4) In that context, the present regime lacks stability to hold a prolonged trial of war criminals. A return to the anti-Tamil climate of the past is likely.
5) In the context of the heavy militarization that has taken place in Sri Lanka, it is unlikely that the armed forces will permit their leaders or personnel being tried by a hybrid tribunal in Sri Lanka. The spurt of militarization took place under Rajapakse. His loyalists still hold office in the forces.
6) The trials, if held in Sri Lanka, will provoke a Sinhalese nationalist backlash making reconciliation impossible. They may result in further violence against Tamils. Reconciliation, which is the aim of such trials, will not eventuate.
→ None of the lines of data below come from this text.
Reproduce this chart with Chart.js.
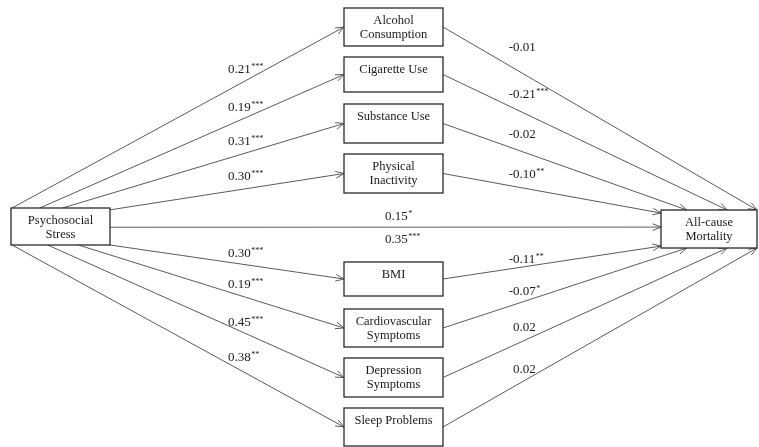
<!DOCTYPE html>
<html lang="en">
<head>
<meta charset="UTF-8">
<title>Psychosocial Stress, Health Behaviours and All-cause Mortality</title>
<style>
  body { margin: 0; background: #fff; }
  #wrap { width: 759px; height: 447px; }
</style>
</head>
<body>
<div id="wrap"><canvas id="pathChart" width="759" height="447"></canvas></div>
<script src="https://cdn.jsdelivr.net/npm/chart.js"></script>
<script>
// --- data ---
const exposureName = ['Psychosocial', 'Stress'];
const outcomeName = ['All-cause', 'Mortality'];
const mediators = [
  ['Alcohol', 'Consumption'], ['Cigarette Use'], ['Substance Use'], ['Physical', 'Inactivity'],
  ['BMI'], ['Cardiovascular', 'Symptoms'], ['Depression', 'Symptoms'], ['Sleep Problems']
];
// stress -> mediator
const pathA = [0.21, 0.19, 0.31, 0.30, 0.30, 0.19, 0.45, 0.38];
const pathAStars = ['***', '***', '***', '***', '***', '***', '***', '**'];
// mediator -> mortality
const pathB = [-0.01, -0.21, -0.02, -0.10, -0.11, -0.07, 0.02, 0.02];
const pathBStars = ['', '***', '', '**', '**', '*', '', ''];
// stress -> mortality
const directEffect = 0.15, directStars = '*';
const totalEffect = 0.35, totalStars = '***';

// --- layout (axis units, y grows downward) ---
const exposureBox = { x0: 11, x1: 110, y0: 208, y1: 245 };
const outcomeBox = { x0: 661, x1: 757, y0: 210, y1: 248 };
const mediatorX = [344, 443];
const mediatorTop = [8, 57, 104, 154, 262, 309, 358, 408];
const mediatorHeight = [38, 35, 39, 39, 34, 38, 39, 38];
// where each path leaves the exposure box and enters the outcome box
const exposurePorts = [['top', 0.01], ['top', 0.29], ['top', 0.52], ['right', 0.05],
                       ['right', 1], ['bottom', 0.68], ['bottom', 0.37], ['bottom', 0.01]];
const outcomePorts = [['top', 1], ['top', 0.69], ['top', 0.27], ['left', 0.08],
                      ['left', 0.95], ['bottom', 0.27], ['bottom', 0.69], ['bottom', 1]];
const labelAY = [70, 108, 142, 177, 254, 285, 323, 358];
const labelBY = [48, 95, 135, 175, 260, 292, 328, 370];
const labelAX = 228, labelBX = 513, labelDX = 385;

const mediatorBoxes = mediatorTop.map((t, i) => ({ x0: mediatorX[0], x1: mediatorX[1], y0: t, y1: t + mediatorHeight[i] }));

function port(box, side, t) {
  if (side === 'top') return { x: box.x0 + t * (box.x1 - box.x0), y: box.y0 };
  if (side === 'bottom') return { x: box.x0 + t * (box.x1 - box.x0), y: box.y1 };
  if (side === 'left') return { x: box.x0, y: box.y0 + t * (box.y1 - box.y0) };
  return { x: box.x1, y: box.y0 + t * (box.y1 - box.y0) };
}

const arrowStyle = { showLine: true, borderColor: '#5a5a5a', borderWidth: 1, pointRadius: 0, fill: false };
const datasets = [];
mediators.forEach((m, i) => {
  datasets.push({ ...arrowStyle, data: [port(exposureBox, ...exposurePorts[i]), port(mediatorBoxes[i], 'left', 0.5)] });
  datasets.push({ ...arrowStyle, data: [port(mediatorBoxes[i], 'right', 0.5), port(outcomeBox, ...outcomePorts[i])] });
});
datasets.push({ ...arrowStyle, data: [port(exposureBox, 'right', 0.52), port(outcomeBox, 'left', 0.45)] });

const serif = '"Liberation Serif", "Times New Roman", serif';

function drawHead(ctx, ax, ay, bx, by) {
  const ang = Math.atan2(by - ay, bx - ax), len = 9, spread = 0.38;
  ctx.beginPath();
  ctx.moveTo(bx - len * Math.cos(ang - spread), by - len * Math.sin(ang - spread));
  ctx.lineTo(bx, by);
  ctx.lineTo(bx - len * Math.cos(ang + spread), by - len * Math.sin(ang + spread));
  ctx.stroke();
}

function drawCoef(ctx, xPix, yPix, value, stars) {
  const txt = value.toFixed(2);
  ctx.font = '13px ' + serif;
  ctx.textAlign = 'left';
  ctx.textBaseline = 'middle';
  const shift = value < 0 ? ctx.measureText('-').width : 0;
  ctx.fillText(txt, xPix - shift, yPix);
  const w = ctx.measureText(txt).width;
  ctx.font = '8px ' + serif;
  ctx.fillText(stars, xPix - shift + w + 0.5, yPix - 3);
}

const diagramPlugin = {
  id: 'pathDiagram',
  afterDatasetsDraw(chart) {
    const { ctx, scales: { x, y } } = chart;
    const px = v => x.getPixelForValue(v), py = v => y.getPixelForValue(v);
    ctx.save();
    ctx.strokeStyle = '#5a5a5a';
    ctx.lineWidth = 1;
    chart.data.datasets.forEach((ds, i) => {
      const pts = chart.getDatasetMeta(i).data;
      drawHead(ctx, pts[0].x, pts[0].y, pts[1].x, pts[1].y);
    });

    const boxes = [[exposureBox, exposureName], [outcomeBox, outcomeName]]
      .concat(mediatorBoxes.map((b, i) => [b, mediators[i]]));
    boxes.forEach(([b, lines]) => {
      const l = px(b.x0), r = px(b.x1), t = py(b.y0), btm = py(b.y1);
      ctx.fillStyle = '#fff';
      ctx.fillRect(l, t, r - l, btm - t);
      ctx.strokeStyle = '#2a2a2a';
      ctx.lineWidth = 1.3;
      ctx.strokeRect(l, t, r - l, btm - t);
      ctx.fillStyle = '#1a1a1a';
      ctx.font = '12.5px ' + serif;
      ctx.textAlign = 'center';
      ctx.textBaseline = 'middle';
      lines.forEach((s, k) => ctx.fillText(s, (l + r) / 2, py(b.y0 + 13 + k * 14)));
    });

    ctx.fillStyle = '#1a1a1a';
    pathA.forEach((v, i) => drawCoef(ctx, px(labelAX), py(labelAY[i]), v, pathAStars[i]));
    pathB.forEach((v, i) => drawCoef(ctx, px(labelBX), py(labelBY[i]), v, pathBStars[i]));
    drawCoef(ctx, px(labelDX), py(217), directEffect, directStars);
    drawCoef(ctx, px(labelDX), py(240), totalEffect, totalStars);
    ctx.restore();
  }
};

new Chart(document.getElementById('pathChart'), {
  type: 'scatter',
  data: { datasets: datasets },
  options: {
    responsive: false,
    devicePixelRatio: 1,
    animation: false,
    layout: { padding: 0 },
    plugins: { legend: { display: false }, tooltip: { enabled: false } },
    scales: {
      x: { type: 'linear', min: 0, max: 759, display: false },
      y: { type: 'linear', min: 0, max: 447, reverse: true, display: false }
    }
  },
  plugins: [diagramPlugin]
});
</script>
</body>
</html>
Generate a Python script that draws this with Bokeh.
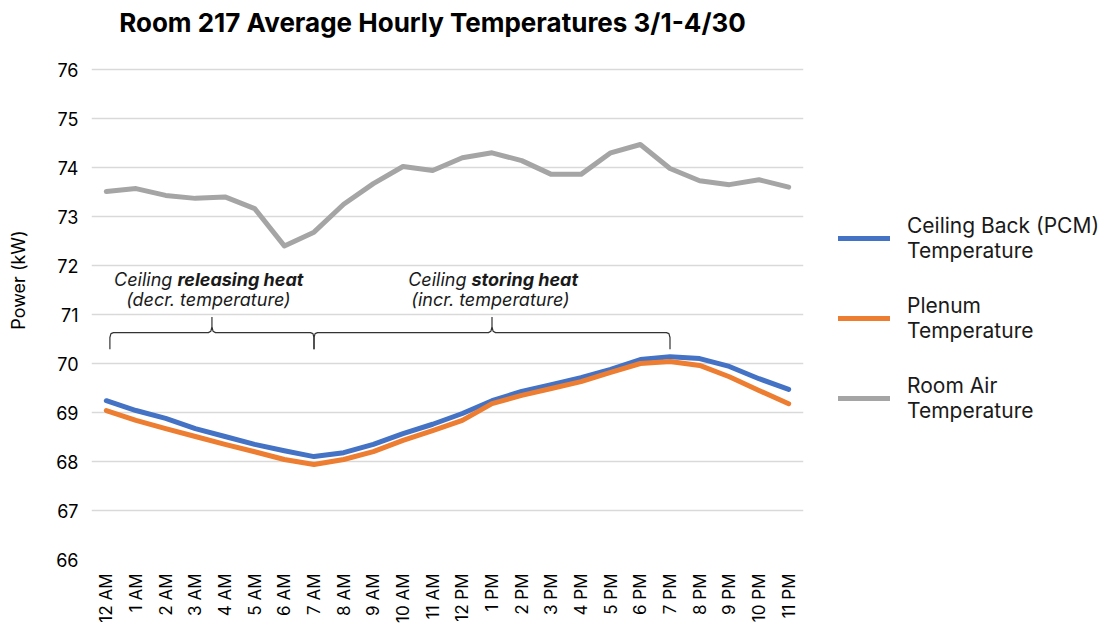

Mr. Visuvanathan Rudrakumaran:

A statement by the Prime Minister of Transnational Government of Tamil Eelam, Mr. Visuvanathan Rudrakumaran entitled "No Will and No Neutrality: Sri Lanka" was distributed to the attendees. In the statement, it was stated:

1) An important element in justice is neutrality. When a State itself stands accused as the perpetrator of the international crimes, any involvement of that State in transitional justice vitiates the neutrality. An accused cannot be the sole judge or a co-judge in the legal proceedings against him / her.
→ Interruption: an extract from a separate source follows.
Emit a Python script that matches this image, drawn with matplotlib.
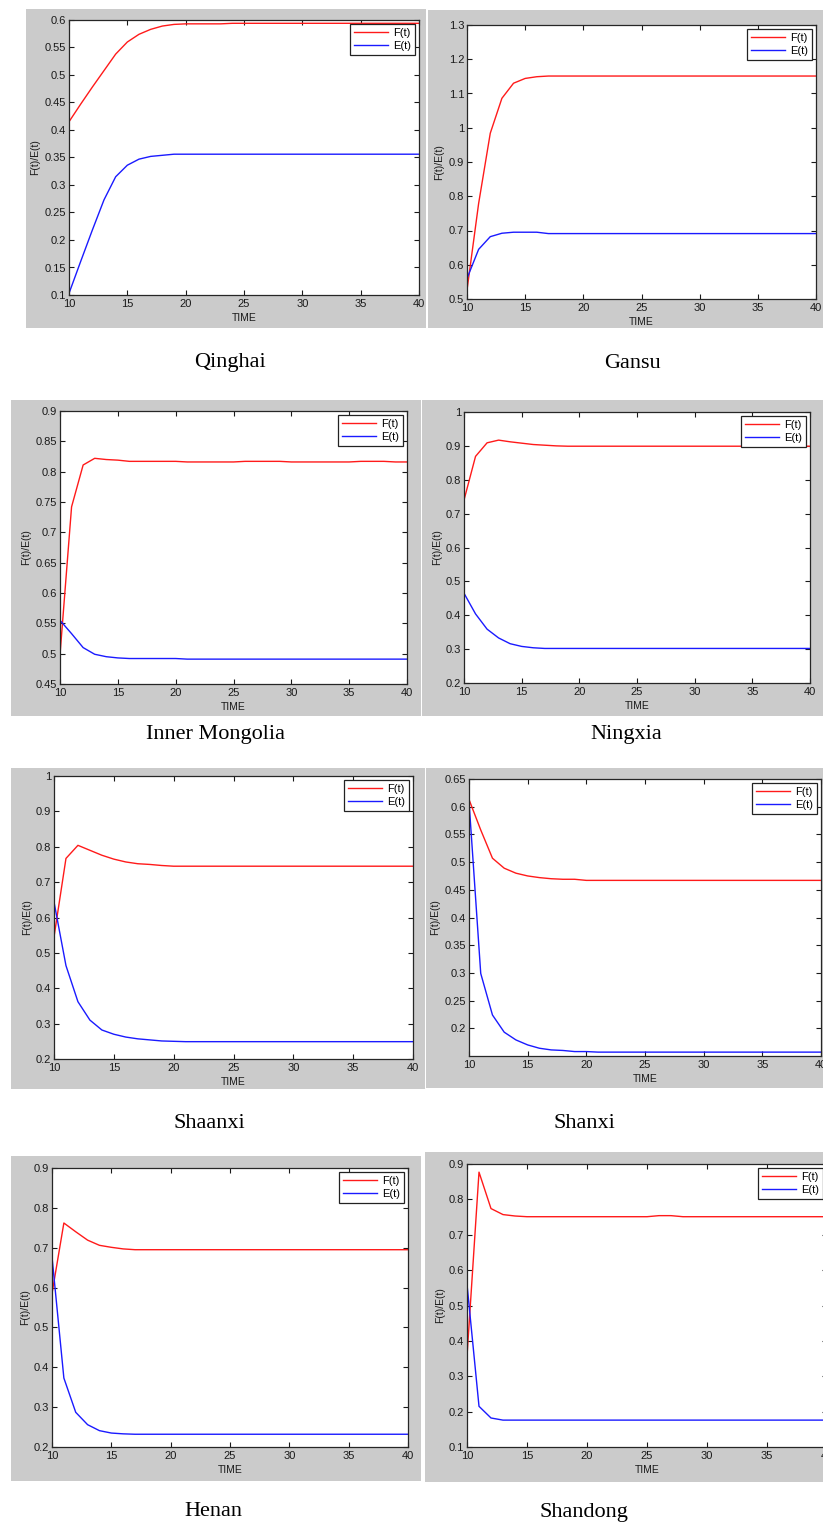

2) Last March - 5 years after the first mass atrocity of the 21st century - the UNHRC finally authorized an investigation by the office of the UN High Commissioner for Human Rights (OISL). We have been assured that the report itself will be “strong” and that it undoubtedly will lay out the facts of what took place in significantly greater detail than has been done before. Names of perpetrators may even be released. We believe the report would serve as the basis for fuller investigation and prosecution. What the High Commissioner’s recommendations will include is not yet known, but in the case of North Korea it was recommended last year that the Security Council refer North Korea to the International Criminal Court, even though North Korea is not a signatory to the Rome Statue.
3) Hybrid tribunals can be useful, where a state has a will, but lacks capacity to deliver justice. But that is not case with respect to Sri Lanka.
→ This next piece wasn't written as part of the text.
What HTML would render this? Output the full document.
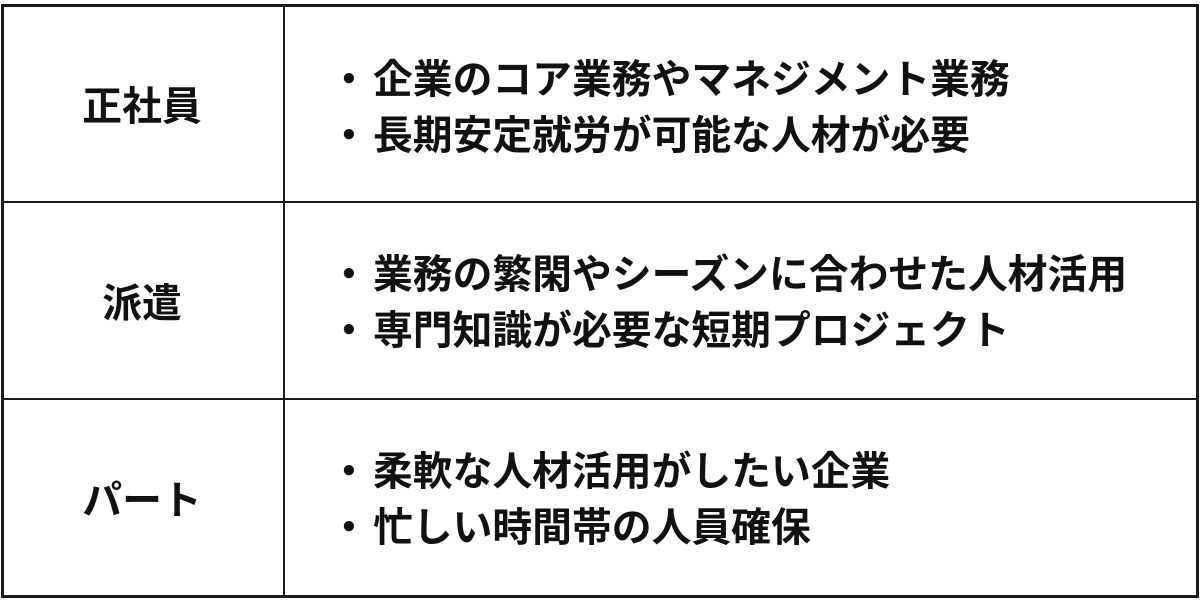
<!DOCTYPE html>
<html><head><meta charset="utf-8"><style>
body{margin:0;width:1200px;height:600px;background:#fff;position:relative;overflow:hidden;font-family:"Liberation Sans","Noto Sans CJK JP",sans-serif;font-weight:bold;color:#111;}
.l{position:absolute;background:#1a1a1a;}
.t{position:absolute;font-size:39.8px;line-height:40px;white-space:nowrap;}
.c{width:284px;left:0;text-align:center;}
</style></head><body>
<div class="l" style="left:1px;top:4px;width:1198px;height:3px"></div>
<div class="l" style="left:1px;top:595px;width:1198px;height:3px"></div>
<div class="l" style="left:1px;top:4px;width:3px;height:594px"></div>
<div class="l" style="left:1196px;top:4px;width:3px;height:594px"></div>
<div class="l" style="left:283px;top:4px;width:2px;height:594px"></div>
<div class="l" style="left:1px;top:201px;width:1198px;height:2px"></div>
<div class="l" style="left:1px;top:398px;width:1198px;height:2px"></div>

<div class="t c" style="top:87px">正社員</div>
<div class="t c" style="top:284px">派遣</div>
<div class="t c" style="top:481px">パート</div>

<div class="t" style="left:329px;top:60px">・</div><div class="t" style="left:373px;top:60px">企業のコア業務やマネジメント業務</div>
<div class="t" style="left:329px;top:116px">・</div><div class="t" style="left:373px;top:116px">長期安定就労が可能な人材が必要</div>
<div class="t" style="left:329px;top:255px">・</div><div class="t" style="left:373px;top:255px">業務の繁閑やシーズンに合わせた人材活用</div>
<div class="t" style="left:329px;top:311px">・</div><div class="t" style="left:373px;top:311px">専門知識が必要な短期プロジェクト</div>
<div class="t" style="left:329px;top:452px">・</div><div class="t" style="left:373px;top:452px">柔軟な人材活用がしたい企業</div>
<div class="t" style="left:329px;top:508px">・</div><div class="t" style="left:373px;top:508px">忙しい時間帯の人員確保</div>
</body></html>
4) The recent promotion of Army Commander Sarath Fonseka as Field Marshal and the appointment of former Military Commander Mr. Jegath Das as Ambassador which was heavily criticized by the Human Rights Watch, by the “new” regime in Sri Lanka, and their continued refusal to give access to the OISL to Sri Lanka to meet with the victims of war are just a few examples of a clearly lack of will on the part of Sri Lankan state under the “new” regime to deliver any justice for Tamils.
5) It is true that a hybrid tribunal functioning in an ethnically neutral environment would allow the victims to witness justice in the making. However, in the present case, as implicitly acknowledged by the UNSG’s Panel of Experts, there is no environment in the island of Sri Lanka for Tamils to get justice.